Rising sea levels. Hotter summers. Wildfires, floods, drought. And investment inequities that often lead to the least advantaged becoming the most affected.
All of those topics were addressed in panel discussions on May 29 and 30 at the conference, which was also presented by the Stanford Doerr School of Sustainability’s environmental social sciences department.
It’s no accident that the conference focused on what local governments, primarily cities, can do to mitigate the negative effects of climate change and recover from natural disasters such as floods and fires. Increasingly, panelists said, municipalities are taking up the slack where both national governments are falling behind in their efforts.
Israel has never had a national policy on climate resilience, Tal noted. And the current U.S. administration does not appear to prioritize the issue at all, he said.

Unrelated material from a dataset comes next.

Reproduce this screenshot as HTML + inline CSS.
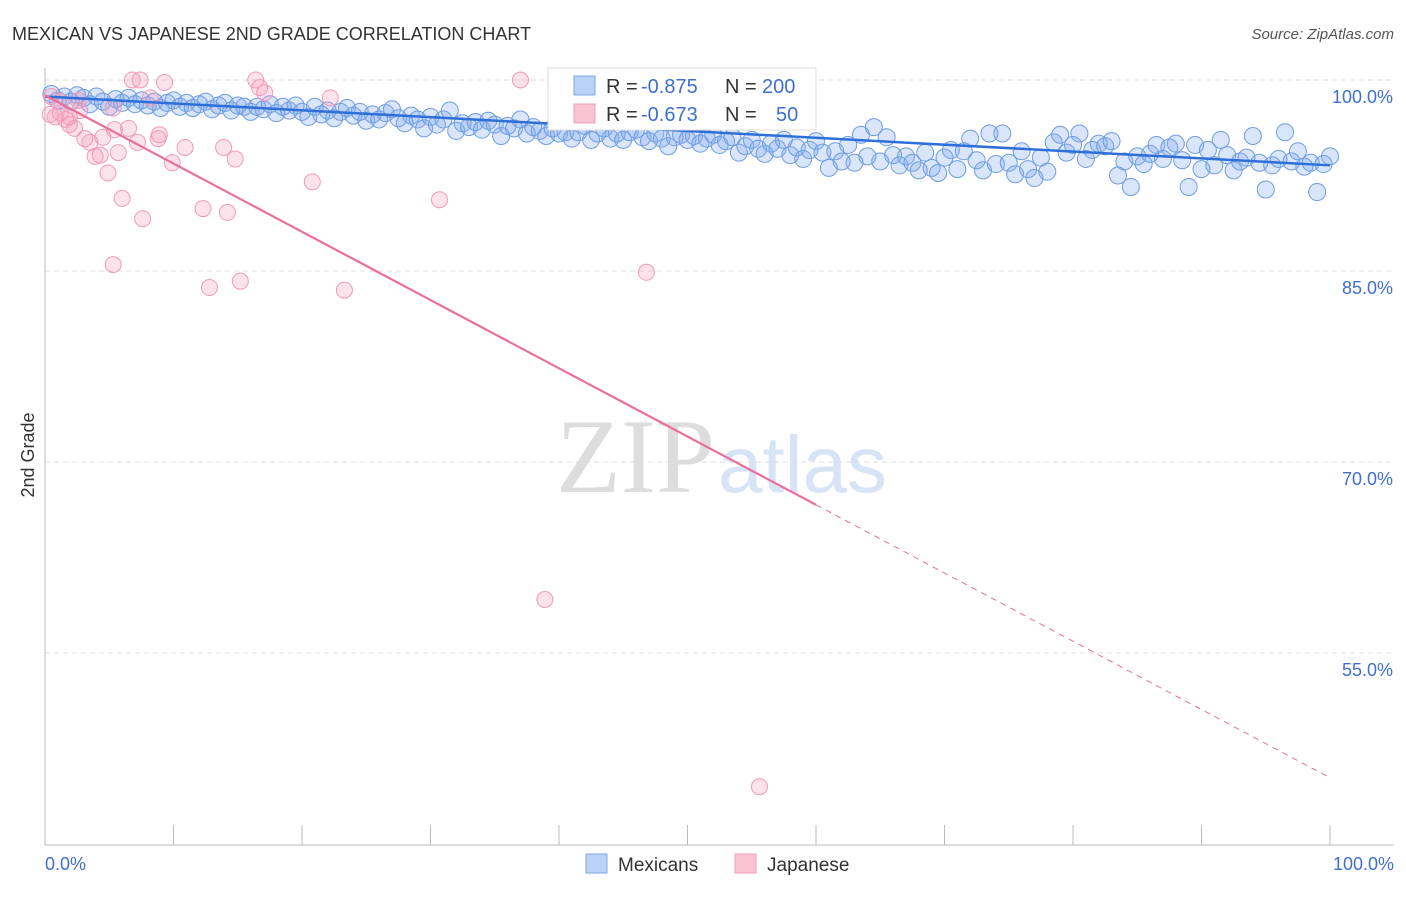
<!DOCTYPE html>
<html><head><meta charset="utf-8"><style>
body{margin:0;background:#fff;font-family:"Liberation Sans",sans-serif}
svg text{font-family:"Liberation Sans",sans-serif}
</style></head><body>
<svg id="chart" width="1406" height="892">
<text x="12" y="40" font-size="18" fill="#333">MEXICAN VS JAPANESE 2ND GRADE CORRELATION CHART</text>
<text x="1394" y="39" font-size="15" fill="#555" font-style="italic" text-anchor="end">Source: ZipAtlas.com</text>
<text x="715" y="492" font-size="106" fill="#ddd" font-family="Liberation Serif" text-anchor="end" style="font-family:'Liberation Serif',serif">ZIP</text>
<text x="718" y="492" font-size="80" fill="#d6e4f5">atlas</text>
<text x="34" y="455" font-size="18" fill="#333" transform="rotate(-90 34 455)" text-anchor="middle">2nd Grade</text>
<g id="grid"></g><g id="axes"></g><g id="pts"></g><g id="lines"></g>
<g>
<rect x="548" y="68" width="268" height="62" fill="#fff" stroke="#ddd"/>
<rect x="574" y="76" width="21" height="19" fill="#b9d2f5" stroke="#7fa8e6"/>
<rect x="574" y="104" width="21" height="19" fill="#f9c3d3" stroke="#f0a0bb"/>
<text x="606" y="93" font-size="20" fill="#333">R =</text>
<text x="641" y="93" font-size="20" fill="#3f6fd0">-0.875</text>
<text x="725" y="93" font-size="20" fill="#333">N =</text>
<text x="762" y="93" font-size="20" fill="#3f6fd0">200</text>
<text x="606" y="121" font-size="20" fill="#333">R =</text>
<text x="641" y="121" font-size="20" fill="#3f6fd0">-0.673</text>
<text x="725" y="121" font-size="20" fill="#333">N =</text>
<text x="776" y="121" font-size="20" fill="#3f6fd0">50</text>
</g>
<g>
<rect x="586" y="854" width="21" height="19" fill="#b9d2f5" stroke="#7fa8e6"/>
<text x="618" y="871" font-size="19" fill="#333">Mexicans</text>
<rect x="735" y="854" width="21" height="19" fill="#f9c3d3" stroke="#f0a0bb"/>
<text x="767" y="871" font-size="19" fill="#333">Japanese</text>
</g>
</svg>
<script>
const yTicks=[100,85,70,55];
const yTickLabels=["100.0%","85.0%","70.0%","55.0%"];
const xTickLabels=["0.0%","100.0%"];
const blueX=[0.5,1,1.5,2,2.5,3,3.5,4,4.5,5,5.5,6,6.5,7,7.5,8,8.5,9,9.5,10,10.5,11,11.5,12,12.5,13,13.5,14,14.5,15,15.5,16,16.5,17,17.5,18,18.5,19,19.5,20,20.5,21,21.5,22,22.5,23,23.5,24,24.5,25,25.5,26,26.5,27,27.5,28,28.5,29,29.5,30,30.5,31,31.5,32,32.5,33,33.5,34,34.5,35,35.5,36,36.5,37,37.5,38,38.5,39,39.5,40,40.5,41,41.5,42,42.5,43,43.5,44,44.5,45,45.5,46,46.5,47,47.5,48,48.5,49,49.5,50,50.5,51,51.5,52,52.5,53,53.5,54,54.5,55,55.5,56,56.5,57,57.5,58,58.5,59,59.5,60,60.5,61,61.5,62,62.5,63,63.5,64,64.5,65,65.5,66,66.5,67,67.5,68,68.5,69,69.5,70,70.5,71,71.5,72,72.5,73,73.5,74,74.5,75,75.5,76,76.5,77,77.5,78,78.5,79,79.5,80,80.5,81,81.5,82,82.5,83,83.5,84,84.5,85,85.5,86,86.5,87,87.5,88,88.5,89,89.5,90,90.5,91,91.5,92,92.5,93,93.5,94,94.5,95,95.5,96,96.5,97,97.5,98,98.5,99,99.5,100];
const blueY=[98.9,98.4,98.7,98.3,98.8,98.6,98.1,98.7,98.3,97.9,98.5,98.2,98.6,98.1,98.4,98.0,98.3,97.8,98.2,98.4,97.9,98.2,97.8,98.1,98.3,97.7,98.0,98.2,97.6,98.0,97.9,97.5,97.9,97.7,98.1,97.4,97.9,97.6,98.0,97.5,97.1,97.9,97.3,97.6,97.0,97.5,97.8,97.2,97.5,96.8,97.3,96.9,97.4,97.7,97.0,96.6,97.2,96.9,96.2,97.1,96.5,96.9,97.6,96.0,96.6,96.3,96.7,96.1,96.8,96.5,95.6,96.4,96.2,96.9,95.8,96.3,96.0,95.6,96.2,95.8,95.9,95.4,95.9,96.4,95.3,95.8,96.2,95.4,95.8,95.3,95.9,96.1,95.5,95.2,95.8,95.4,94.8,95.5,95.7,95.3,95.6,95.0,95.4,95.7,94.9,95.2,95.5,94.3,94.8,95.3,94.6,94.2,95.0,94.6,95.3,94.1,94.7,93.8,94.5,95.2,94.3,93.1,94.4,93.6,94.9,93.5,95.7,94.0,96.3,93.6,95.5,94.1,93.3,94.0,93.5,92.9,94.3,93.1,92.7,93.9,94.5,93.0,94.4,95.4,93.7,92.9,95.8,93.4,95.8,93.5,92.6,94.4,93.0,92.3,93.9,92.8,95.1,95.7,94.3,94.9,95.8,93.8,94.5,95.0,94.8,95.2,92.5,93.6,91.6,94.0,93.4,94.2,94.9,93.8,94.7,95.0,93.7,91.6,94.9,93.0,94.5,93.3,95.3,94.1,92.9,93.6,93.9,95.6,93.5,91.4,93.3,93.8,95.9,93.6,94.4,93.2,93.5,91.2,93.4,94.0];
const pinkX=[0.5,0.8,1.2,1.6,1.9,2.3,2.7,3.1,3.5,3.9,4.3,4.5,4.9,5.3,5.4,5.7,6.0,6.5,6.8,7.2,7.4,7.6,5.3,8.2,8.8,8.9,9.3,9.9,10.9,12.3,12.8,13.9,14.2,14.8,15.2,16.4,16.7,17.1,20.8,22.2,23.3,30.7,37.0,38.9,46.8,55.6,1.9,1.2,0.4,2.6];
const pinkY=[98.7,97.1,97.4,96.9,96.5,96.2,97.6,95.4,95.1,94.0,94.1,95.5,92.7,97.8,96.1,94.3,90.7,96.2,100,95.1,100,89.1,85.5,98.6,95.4,95.7,99.8,93.5,94.7,89.9,83.7,94.7,89.6,93.8,84.2,100,99.4,99.0,92.0,98.6,83.5,90.6,100,59.2,84.9,44.5,97.1,98.3,97.3,98.4];
const blueFit=[98.7,93.3];
const pinkFit=[98.8,45.2];
const NS='http://www.w3.org/2000/svg';
const X=v=>45+v*12.85;
const Y=v=>80+(100-v)*12.733;
function mk(t,a,p){const e=document.createElementNS(NS,t);for(const k in a)e.setAttribute(k,a[k]);p.appendChild(e);return e;}
const grid=document.getElementById('grid'),axes=document.getElementById('axes'),pts=document.getElementById('pts'),lines=document.getElementById('lines');
yTicks.forEach((t,i)=>{
 const l=mk('line',{x1:45,x2:1394,y1:Y(t),y2:Y(t),stroke:'#ddd','stroke-dasharray':'5,4'},grid);
 
 
 const tx=mk('text',{x:1393,y:Y(t)+23,'font-size':18,fill:'#3f6fd0','text-anchor':'end'},axes);
 tx.textContent=yTickLabels[i];
 
 
});
const ax=mk('line',{x1:45,x2:1394,y1:845,y2:845,stroke:'#bbb'},axes);


const ay=mk('line',{x1:45,x2:45,y1:68,y2:845,stroke:'#bbb'},axes);


for(let i=0;i<=10;i++){const t=mk('line',{x1:X(i*10),x2:X(i*10),y1:825,y2:845,stroke:'#bbb'},axes);
 
 }
[[0,'start',45],[100,'end',1394]].forEach((d,i)=>{const t=mk('text',{x:d[2],y:870,'font-size':18,fill:'#3f6fd0','text-anchor':d[1]},axes);t.textContent=xTickLabels[i];
 
 });
const nB=Math.min(blueX.length,blueY.length);
for(let i=0;i<nB;i++){const c=mk('circle',{cx:X(blueX[i]),cy:Y(blueY[i]),r:8.5,fill:'rgba(130,170,235,0.3)',stroke:'#6f9de2','stroke-width':1},pts);
 
 }
const nP=Math.min(pinkX.length,pinkY.length);
for(let i=0;i<nP;i++){const c=mk('circle',{cx:X(pinkX[i]),cy:Y(pinkY[i]),r:8,fill:'rgba(245,160,190,0.3)',stroke:'#f09ab8','stroke-width':1},pts);
 
 }
const bl=mk('line',{x1:X(0),y1:Y(blueFit[0]),x2:X(100),y2:Y(blueFit[1]),stroke:'#2f6fd8','stroke-width':2.5},lines);


const pm=pinkFit[0]+(pinkFit[1]-pinkFit[0])*0.6;
const pl=mk('line',{x1:X(0),y1:Y(pinkFit[0]),x2:X(60),y2:Y(pm),stroke:'#e8709a','stroke-width':2.2},lines);


const pd=mk('line',{x1:X(60),y1:Y(pm),x2:X(100),y2:Y(pinkFit[1]),stroke:'#e8709a','stroke-width':1,'stroke-dasharray':'6,5'},lines);


</script>
</body></html>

By way of contrast, the city governments of both Los Angeles and Tel Aviv have been actively working on the issue for more than a decade.
In her opening remarks, Nancy Sutley, the Los Angeles deputy mayor of energy and sustainability, said the recent wildfires demonstrate that it’s not a matter of preparing for some far-off future. “We have to invest now in ways to think about risk,” she told the audience, noting that Los Angeles has committed to be 100% carbon free by 2035.
“Last summer was one of the hottest on record, and we will see more. Like Israel, having a reliable source of water is key,” she continued. “Climate resilience is so important for cities to invest in.”
In a session titled “The Human Cost of Heat,” staffers and researchers from both cities shared what they are doing to ease the human impact of constantly increasing temperatures.
“Virtually every region on Earth is warming,” said professor David Pearlmutter of Ben-Gurion University’s department of environmental, geoinformatics and urban planning sciences. “In the coming decade, Tel Aviv could feel more like Beersheva and L.A. could feel like the Texas desert.”
The solution? There is nothing better than planting trees, he said, but they must be the right kind of trees, planted where they will do the most good, and they will need funding for long-term maintenance.
“Urban shade should be seen as a public good, just like clean air and clean water,” he said, as the other panelists nodded in agreement.
Convincing politicians to spend money today for benefits that won’t be felt for years, even decades, is not easy, said Marta Segura, chief heat officer for the city of Los Angeles. It’s also hard to get community buy-in, which is crucial if such projects are to succeed.
“When we started [three years ago] people didn’t think of heat as an environmental priority,” she told the audience. “Now we hear people talking about ‘shade equity’ and ‘tree canopy.” Community engagement is critical.”
Eitan Ben Ami, director of Tel Aviv’s environment and sustainability authority, shared that the city has a plan to plant 100,000 trees by 2030. Five years into the effort they’ve already planted 35,000.
“We go from community to community, and not only ask residents where they want trees, we ask people to plant a tree in their own yard, to help the entire neighborhood,” he said. “We give them fruit trees, so they can enjoy lemons, or whatever. It connects them to the tree, they feel it’s theirs.”
Turning to Segura, he said, “It’s amazing how much we do the same job.”
That’s the point of the conference, Tal noted: bringing like-minded scientists and policy-makers into the same room to generate ideas and hatch ongoing working relationships.

Hend Halibi, who works in the climate adaptation division of Israel’s Ministry of Environmental Protection, said that even halfway through the first day of the conference, she had already learned things.
“I learned about shade trees, I learned about desalination, which I usually don’t deal with,” she told J. “I shared contact information with Marta, and I think we can do something together.”
Kronfeld-Schor also said she was already rethinking some of the work she and others are doing in Israel.
“We just finished a session on water scarcity, and we heard that here they are worried about desalination because of the harm it causes to biodiversity in the sea,” she said. “We talk about that in Israel, but the feeling is that we are still far from causing real damage. I’m actually a zoologist and it strikes me that I didn’t think about it!”
Noah Efron, a Tel Aviv-Jaffa council member and chair of the city’s environmental protection committee, said that the “climate crisis is so big that it leads to despair.”
“But the opposite of despair is stepping up,” he added. “The opposite of despair is a concern for justice, the ability to see and appreciate progress being made. The opposite of despair is community and fellowship — and gatherings like this one.”